Source material

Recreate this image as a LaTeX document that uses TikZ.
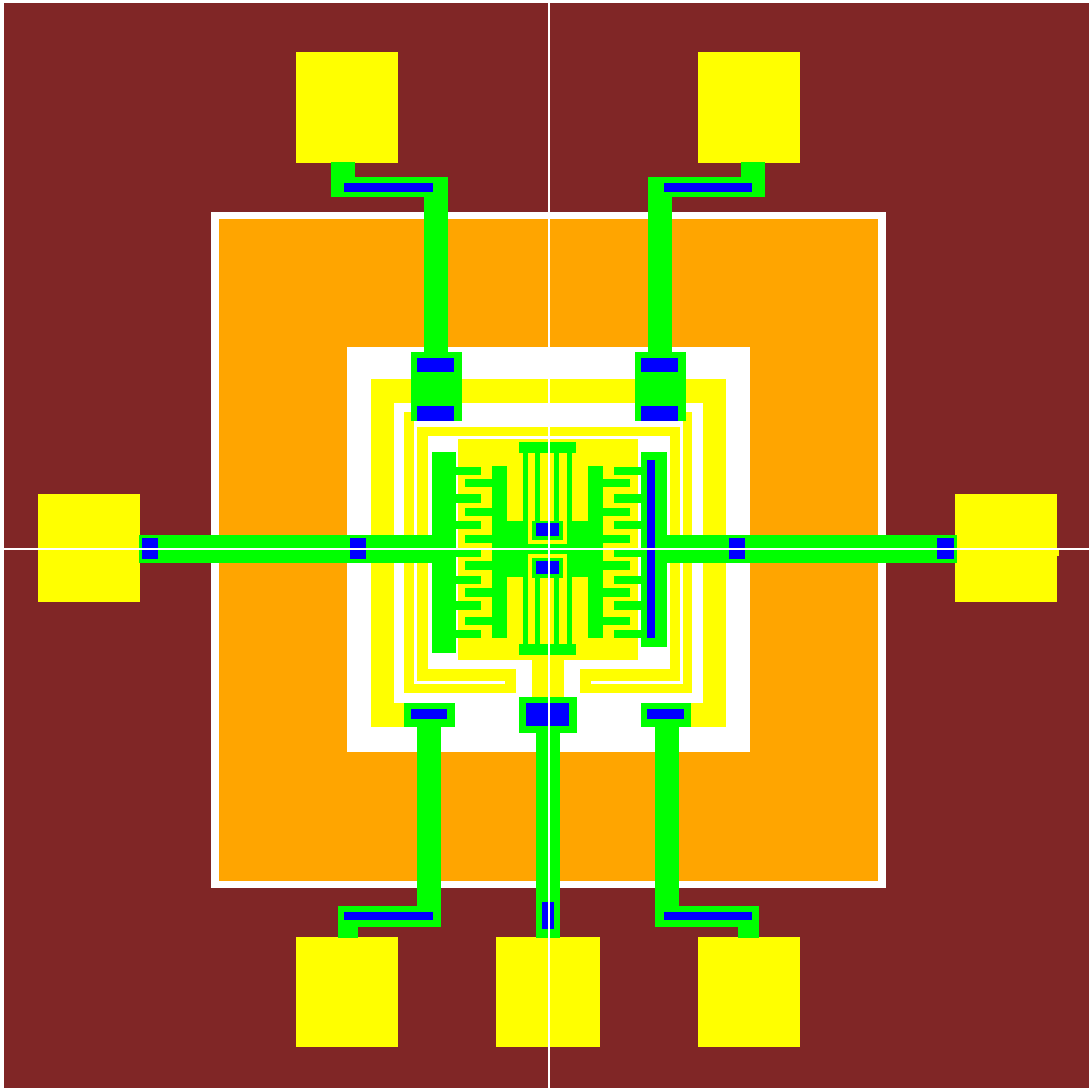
\documentclass[tikz,border=0pt]{standalone}
\definecolor{substrate}{RGB}{128,38,38}
\definecolor{oxide}{RGB}{255,165,0}
\definecolor{poly}{RGB}{255,255,0}
\definecolor{metal}{RGB}{0,255,0}
\definecolor{via}{RGB}{0,0,255}
\tikzset{
  sub/.style={fill=substrate},
  clr/.style={fill=white},
  oxd/.style={fill=oxide},
  yel/.style={fill=poly},
  grn/.style={fill=metal},
  blu/.style={fill=via}
}
\newcommand{\bx}[5]{\path[#5] (#1,#2) rectangle (#3,#4);}
\begin{document}
\begin{tikzpicture}[x=1pt,y=-1pt]
\useasboundingbox (0,0) rectangle (1089,1089);
\bx{0}{0}{1089}{1089}{clr}
\bx{4}{3}{1089}{1088}{sub}
% field
\bx{211}{212}{886}{888}{clr}
\bx{219}{219}{878}{881}{oxd}
\bx{347}{347}{750}{752}{clr}
% outer yellow ring
\bx{371}{379}{726}{727}{yel}
\bx{394}{403}{703}{703}{clr}
\bx{404}{703}{691}{727}{clr}
% L-shaped tracks left
\bx{404}{412}{414}{693}{yel}
\bx{417}{427}{428}{693}{yel}
\bx{404}{669}{516}{693}{yel}
\bx{414}{669}{417}{684}{clr}
\bx{414}{681}{505}{684}{clr}
% L-shaped tracks right
\bx{683}{412}{692}{693}{yel}
\bx{669.5}{427}{680}{693}{yel}
\bx{580}{669}{692}{693}{yel}
\bx{680}{669}{683}{684}{clr}
\bx{591}{681}{683}{684}{clr}
% top track
\bx{417}{427}{680}{435.5}{yel}
% central block
\bx{458}{439}{638}{660}{yel}
\bx{532}{660}{564}{697}{yel}
% pads
\bx{296}{52}{398}{163}{yel}
\bx{698}{52}{800}{163}{yel}
\bx{38}{494}{140}{602}{yel}
\bx{955}{494}{1057}{602}{yel}
\bx{1057}{550}{1059}{556}{yel}
\bx{296}{937}{398}{1047}{yel}
\bx{496}{937}{600}{1047}{yel}
\bx{698}{937}{800}{1047}{yel}
% horizontal leads
\bx{139}{535}{456}{563}{grn}
\bx{641}{535}{957}{563}{grn}
% outer spines
\bx{432}{452}{455.5}{653}{grn}
\bx{641}{452}{667}{647}{grn}
% left comb fingers
\bx{455}{467}{481}{475}{grn}
\bx{455}{494}{481}{503}{grn}
\bx{455}{521}{481}{529}{grn}
\bx{455}{550}{481}{557}{grn}
\bx{455}{576}{481}{584}{grn}
\bx{455}{601}{481}{610}{grn}
\bx{455}{630}{481}{638}{grn}
% right comb fingers
\bx{614}{467}{642}{475}{grn}
\bx{614}{494}{642}{503}{grn}
\bx{614}{521}{642}{529}{grn}
\bx{614}{550}{642}{557}{grn}
\bx{614}{576}{642}{584}{grn}
\bx{614}{601}{642}{610}{grn}
\bx{614}{630}{642}{638}{grn}
% inner spines and centre
\bx{492}{466}{507}{638}{grn}
\bx{588}{466}{603}{638}{grn}
\bx{492}{521}{603}{577}{grn}
% inner fingers
\bx{465}{479}{493}{487}{grn}
\bx{465}{508}{493}{516}{grn}
\bx{465}{535}{493}{543}{grn}
\bx{465}{561}{493}{570}{grn}
\bx{465}{588}{493}{597}{grn}
\bx{465}{617}{493}{625}{grn}
\bx{602}{479}{630}{487}{grn}
\bx{602}{508}{630}{516}{grn}
\bx{602}{535}{630}{543}{grn}
\bx{602}{561}{630}{570}{grn}
\bx{602}{588}{630}{597}{grn}
\bx{602}{617}{630}{625}{grn}
% yellow openings in the centre
\bx{507}{466}{522}{521}{yel}
\bx{574}{466}{588}{521}{yel}
\bx{507}{577}{522}{638}{yel}
\bx{574}{577}{588}{638}{yel}
\bx{528}{453}{567}{544}{yel}
\bx{528}{554}{567}{644}{yel}
% gate bars
\bx{519}{442}{576}{453}{grn}
\bx{519}{644}{576}{655}{grn}
\bx{523}{453}{528}{530}{grn}
\bx{567}{453}{572}{530}{grn}
\bx{523}{570}{528}{644}{grn}
\bx{567}{570}{572}{644}{grn}
\bx{535}{453}{540}{525}{grn}
\bx{554}{453}{559}{525}{grn}
\bx{535}{575}{540}{644}{grn}
\bx{554}{575}{559}{644}{grn}
% centre via boxes
\bx{532}{521}{563}{540}{grn}
\bx{532}{558}{563}{578}{grn}
\bx{536}{523}{559}{536}{blu}
\bx{536}{561}{559}{574}{blu}
% top left lead
\bx{331}{162}{355}{197}{grn}
\bx{331}{177}{448}{197}{grn}
\bx{424}{177}{448}{353}{grn}
\bx{411}{352}{462}{421}{grn}
\bx{344}{183}{433}{191.5}{blu}
\bx{417}{358}{454}{372}{blu}
\bx{417}{406}{454}{421}{blu}
% top right lead
\bx{741}{162}{765}{197}{grn}
\bx{648}{177}{765}{197}{grn}
\bx{648}{177}{672}{353}{grn}
\bx{635}{352}{686}{421}{grn}
\bx{664}{183}{752}{191.5}{blu}
\bx{641}{358}{678}{372}{blu}
\bx{641}{406}{678}{421}{blu}
% bottom left lead
\bx{404}{703}{455}{727}{grn}
\bx{417}{727}{441}{927}{grn}
\bx{338}{906}{441}{927}{grn}
\bx{338}{927}{358}{938}{grn}
\bx{411}{709}{447}{719}{blu}
\bx{344}{912}{433}{920}{blu}
% bottom centre lead
\bx{519}{697}{577}{733}{grn}
\bx{536}{733}{560}{938}{grn}
\bx{526}{703}{569}{726}{blu}
\bx{542}{902}{554}{929}{blu}
% bottom right lead
\bx{641}{703}{691}{727}{grn}
\bx{655}{727}{679}{927}{grn}
\bx{655}{906}{759}{927}{grn}
\bx{738}{927}{759}{938}{grn}
\bx{647}{709}{684}{719}{blu}
\bx{664}{912}{752}{920}{blu}
% vias on horizontal leads
\bx{142}{538}{158}{559}{blu}
\bx{350}{538}{366}{559}{blu}
\bx{729}{538}{745}{559}{blu}
\bx{937}{538}{954}{559}{blu}
\bx{647}{460}{655}{638}{blu}
% cross hairs
\bx{548.4}{3}{550.4}{1088}{clr}
\bx{0}{547.5}{1089}{550}{clr}
\end{tikzpicture}
\end{document}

Description of the task
Pictures are excluded; copy all other data exactly as shown.

Result of the exercise
Recreate this image as a LaTeX document that uses TikZ.
\documentclass[tikz,border=0pt]{standalone}
\definecolor{substrate}{RGB}{128,38,38}
\definecolor{oxide}{RGB}{255,165,0}
\definecolor{poly}{RGB}{255,255,0}
\definecolor{metal}{RGB}{0,255,0}
\definecolor{via}{RGB}{0,0,255}
\tikzset{
  sub/.style={fill=substrate},
  clr/.style={fill=white},
  oxd/.style={fill=oxide},
  yel/.style={fill=poly},
  grn/.style={fill=metal},
  blu/.style={fill=via}
}
\newcommand{\bx}[5]{\path[#5] (#1,#2) rectangle (#3,#4);}
\begin{document}
\begin{tikzpicture}[x=1pt,y=-1pt]
\useasboundingbox (0,0) rectangle (1089,1089);
\bx{0}{0}{1089}{1089}{clr}
\bx{4}{3}{1089}{1088}{sub}
% field
\bx{211}{212}{886}{888}{clr}
\bx{219}{219}{878}{881}{oxd}
\bx{347}{347}{750}{752}{clr}
% outer yellow ring
\bx{371}{379}{726}{727}{yel}
\bx{394}{403}{703}{703}{clr}
\bx{404}{703}{691}{727}{clr}
% L-shaped tracks left
\bx{404}{412}{414}{693}{yel}
\bx{417}{427}{428}{693}{yel}
\bx{404}{669}{516}{693}{yel}
\bx{414}{669}{417}{684}{clr}
\bx{414}{681}{505}{684}{clr}
% L-shaped tracks right
\bx{683}{412}{692}{693}{yel}
\bx{669.5}{427}{680}{693}{yel}
\bx{580}{669}{692}{693}{yel}
\bx{680}{669}{683}{684}{clr}
\bx{591}{681}{683}{684}{clr}
% top track
\bx{417}{427}{680}{435.5}{yel}
% central block
\bx{458}{439}{638}{660}{yel}
\bx{532}{660}{564}{697}{yel}
% pads
\bx{296}{52}{398}{163}{yel}
\bx{698}{52}{800}{163}{yel}
\bx{38}{494}{140}{602}{yel}
\bx{955}{494}{1057}{602}{yel}
\bx{1057}{550}{1059}{556}{yel}
\bx{296}{937}{398}{1047}{yel}
\bx{496}{937}{600}{1047}{yel}
\bx{698}{937}{800}{1047}{yel}
% horizontal leads
\bx{139}{535}{456}{563}{grn}
\bx{641}{535}{957}{563}{grn}
% outer spines
\bx{432}{452}{455.5}{653}{grn}
\bx{641}{452}{667}{647}{grn}
% left comb fingers
\bx{455}{467}{481}{475}{grn}
\bx{455}{494}{481}{503}{grn}
\bx{455}{521}{481}{529}{grn}
\bx{455}{550}{481}{557}{grn}
\bx{455}{576}{481}{584}{grn}
\bx{455}{601}{481}{610}{grn}
\bx{455}{630}{481}{638}{grn}
% right comb fingers
\bx{614}{467}{642}{475}{grn}
\bx{614}{494}{642}{503}{grn}
\bx{614}{521}{642}{529}{grn}
\bx{614}{550}{642}{557}{grn}
\bx{614}{576}{642}{584}{grn}
\bx{614}{601}{642}{610}{grn}
\bx{614}{630}{642}{638}{grn}
% inner spines and centre
\bx{492}{466}{507}{638}{grn}
\bx{588}{466}{603}{638}{grn}
\bx{492}{521}{603}{577}{grn}
% inner fingers
\bx{465}{479}{493}{487}{grn}
\bx{465}{508}{493}{516}{grn}
\bx{465}{535}{493}{543}{grn}
\bx{465}{561}{493}{570}{grn}
\bx{465}{588}{493}{597}{grn}
\bx{465}{617}{493}{625}{grn}
\bx{602}{479}{630}{487}{grn}
\bx{602}{508}{630}{516}{grn}
\bx{602}{535}{630}{543}{grn}
\bx{602}{561}{630}{570}{grn}
\bx{602}{588}{630}{597}{grn}
\bx{602}{617}{630}{625}{grn}
% yellow openings in the centre
\bx{507}{466}{522}{521}{yel}
\bx{574}{466}{588}{521}{yel}
\bx{507}{577}{522}{638}{yel}
\bx{574}{577}{588}{638}{yel}
\bx{528}{453}{567}{544}{yel}
\bx{528}{554}{567}{644}{yel}
% gate bars
\bx{519}{442}{576}{453}{grn}
\bx{519}{644}{576}{655}{grn}
\bx{523}{453}{528}{530}{grn}
\bx{567}{453}{572}{530}{grn}
\bx{523}{570}{528}{644}{grn}
\bx{567}{570}{572}{644}{grn}
\bx{535}{453}{540}{525}{grn}
\bx{554}{453}{559}{525}{grn}
\bx{535}{575}{540}{644}{grn}
\bx{554}{575}{559}{644}{grn}
% centre via boxes
\bx{532}{521}{563}{540}{grn}
\bx{532}{558}{563}{578}{grn}
\bx{536}{523}{559}{536}{blu}
\bx{536}{561}{559}{574}{blu}
% top left lead
\bx{331}{162}{355}{197}{grn}
\bx{331}{177}{448}{197}{grn}
\bx{424}{177}{448}{353}{grn}
\bx{411}{352}{462}{421}{grn}
\bx{344}{183}{433}{191.5}{blu}
\bx{417}{358}{454}{372}{blu}
\bx{417}{406}{454}{421}{blu}
% top right lead
\bx{741}{162}{765}{197}{grn}
\bx{648}{177}{765}{197}{grn}
\bx{648}{177}{672}{353}{grn}
\bx{635}{352}{686}{421}{grn}
\bx{664}{183}{752}{191.5}{blu}
\bx{641}{358}{678}{372}{blu}
\bx{641}{406}{678}{421}{blu}
% bottom left lead
\bx{404}{703}{455}{727}{grn}
\bx{417}{727}{441}{927}{grn}
\bx{338}{906}{441}{927}{grn}
\bx{338}{927}{358}{938}{grn}
\bx{411}{709}{447}{719}{blu}
\bx{344}{912}{433}{920}{blu}
% bottom centre lead
\bx{519}{697}{577}{733}{grn}
\bx{536}{733}{560}{938}{grn}
\bx{526}{703}{569}{726}{blu}
\bx{542}{902}{554}{929}{blu}
% bottom right lead
\bx{641}{703}{691}{727}{grn}
\bx{655}{727}{679}{927}{grn}
\bx{655}{906}{759}{927}{grn}
\bx{738}{927}{759}{938}{grn}
\bx{647}{709}{684}{719}{blu}
\bx{664}{912}{752}{920}{blu}
% vias on horizontal leads
\bx{142}{538}{158}{559}{blu}
\bx{350}{538}{366}{559}{blu}
\bx{729}{538}{745}{559}{blu}
\bx{937}{538}{954}{559}{blu}
\bx{647}{460}{655}{638}{blu}
% cross hairs
\bx{548.4}{3}{550.4}{1088}{clr}
\bx{0}{547.5}{1089}{550}{clr}
\end{tikzpicture}
\end{document}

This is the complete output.